SOME DISSAPPOINTMENTS – TAXES AND PRIVITIZATION
“I was never a proponent of raising taxes in the city. I know sometimes that’s not possible, but there are a lot of things left on the table that could have been cut in the last six years. In a bad economy, we have a lot of people who have lost their homes due to job loss. People are having a really tough time, whether you believe it or not. I don’t believe the economy has come back at all. I don’t see it. Every day there are a few more foreclosures in Methuen.”
“In the last election Ron Marsan, myself and Pat Uliano pledged not to raise taxes, and I have kept my word. I did not vote for one budget that increased taxes. When employee contracts came before us a few months ago, I think it was about 8 or so contracts, the laborers, the DPW, etc., … myself and Ron Marsan were the only ones who voted against those contracts. The cops got 11% raise, the fire department got a 10% raise and I voted against all of them because there isn’t enough money and I don’t want to raise taxes. Our taxes are going up this year because of that spending. It’s tough because you have to support public safety, but you also have to live within your means and I don’t think the contracts that were passed do that.”
Pappalardo has been on the losing end of a lot of votes on the city council, something she said she also finds disappointing.
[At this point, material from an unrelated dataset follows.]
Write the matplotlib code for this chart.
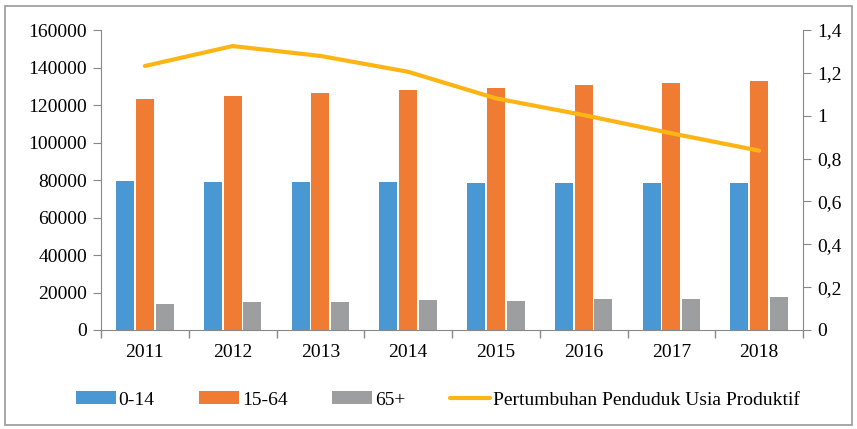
import matplotlib
matplotlib.use("Agg")
import matplotlib.pyplot as plt
import numpy as np
from matplotlib.patches import Rectangle

years = ["2011", "2012", "2013", "2014", "2015", "2016", "2017", "2018"]
age_0_14 = [79600, 78800, 78800, 78800, 78500, 78500, 78500, 78500]
age_15_64 = [123000, 124600, 126400, 128200, 129200, 130800, 131700, 132600]
age_65 = [14000, 14900, 14900, 15800, 15600, 16500, 16500, 17600]
growth = [1.232, 1.325, 1.279, 1.205, 1.081, 1.003, 0.918, 0.837]

left_ticks = [0, 20000, 40000, 60000, 80000, 100000, 120000, 140000, 160000]
right_ticks = [0, 0.2, 0.4, 0.6, 0.8, 1.0, 1.2, 1.4]
right_labels = ["0", "0,2", "0,4", "0,6", "0,8", "1", "1,2", "1,4"]

plt.rcParams['font.family'] = ['Liberation Serif', 'DejaVu Serif']
FS = 14

fig = plt.figure(figsize=(8.57, 4.29), dpi=100)
ax = fig.add_axes([101/857, 1 - 330/429, (803-101)/857, 300/429])
ax2 = ax.twinx()

x = np.arange(len(years))
w = 0.205
gap = 0.02
c_blue, c_orange, c_gray, c_line = '#4a98d3', '#f07b32', '#9d9ea0', '#fdb515'
ax.bar(x - w - gap, age_0_14, w, color=c_blue, label='0-14', zorder=2)
ax.bar(x, age_15_64, w, color=c_orange, label='15-64', zorder=2)
ax.bar(x + w + gap, age_65, w, color=c_gray, label='65+', zorder=2)
ax2.plot(x, growth, color=c_line, lw=3, label='Pertumbuhan Penduduk Usia Produktif',
         solid_capstyle='round')

ax.set_xlim(-0.5, len(years) - 0.5)
ax.set_ylim(0, 160000)
ax2.set_ylim(0, 1.4)
ax.set_yticks(left_ticks)
ax.set_yticklabels([str(v) for v in left_ticks], fontsize=FS)
ax2.set_yticks(right_ticks)
ax2.set_yticklabels(right_labels, fontsize=FS)

ax.set_xticks(x)
ax.set_xticklabels(years, fontsize=FS)
ax.tick_params(axis='x', length=0, pad=10)
ax.set_xticks(np.arange(len(years) + 1) - 0.5, minor=True)
ax.tick_params(axis='x', which='minor', length=6, color='#888888', width=1)

sc = '#888888'
for a in (ax, ax2):
    a.spines['top'].set_visible(False)
    for s in ('left', 'right', 'bottom'):
        a.spines[s].set_color(sc)
ax.spines['right'].set_visible(False)
ax2.spines['left'].set_visible(False)
ax2.spines['bottom'].set_visible(False)
ax.tick_params(axis='y', length=6, color=sc, pad=4)
ax2.tick_params(axis='y', length=6, color=sc, pad=4)

h1, l1 = ax.get_legend_handles_labels()
h2, l2 = ax2.get_legend_handles_labels()
leg = fig.legend(h1 + h2, l1 + l2, loc='center', bbox_to_anchor=(0.511, 1 - 400/429),
                 ncol=4, frameon=False, fontsize=FS, handlelength=2.05, handleheight=0.6,
                 columnspacing=2.3, handletextpad=0.15)

fig.patches.append(Rectangle((5/857, 4/429), 847/857, 419/429, transform=fig.transFigure,
                             fill=False, edgecolor='#999999', lw=1.2))

fig.savefig('out.png', dpi=100)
“I am very disappointed in what just took place in the last year since January. I am very disappointed we didn’t privatize the IT (Internet and Technology) Department. There were so many obstacles put in our way, we could have saved a lot of dollars long term. Mayor Zanni was 100% on the money when he tried to privatize. There were so many obstacles he had to face.”
“We wouldn’t have to pay sick time, vacation time, health insurance, etc. Every other city has to tighten their belts because the economy in the whole country is horrible. It’s never going to be where it was five years ago and people have to understand that when times get worse, all this spending we do now will cripple us down the road because I don’t see a great recovery for this economy. Things are not going to get better financially, they are going to get worse, and this country is in real trouble. We need to remember that when we are in charge of spending other people’s money.”
“I’m all for smaller government, whether it is city or state, right up the White House. We need small government, but nobody seems to want to tighten their belt and make a sacrifice. Everyone is out to get the vote by spending tax money on programs for this group and that group. But, I went door to door in every election and people kept telling me over and over that we need to cut taxes. We need to stop spending. I agree with them. I tried for six years but you need five votes to win, and I didn’t have the five votes. I tried my best and in the last three elections it showed in the votes I got that people want lower taxes. I am just disappointed I didn’t have much help from the other councilors.”
Pappalardo says she is taking at least two years off to relax and travel.
“If in fact, I decide to come back, that’s a few years away. So, when the time comes I will make that decision. I never say never, but it’s not my intention right now. Right now, my husband and my dog, Samuel, are looking forward to spending more time with me, and that’s something I am looking forward to as well.”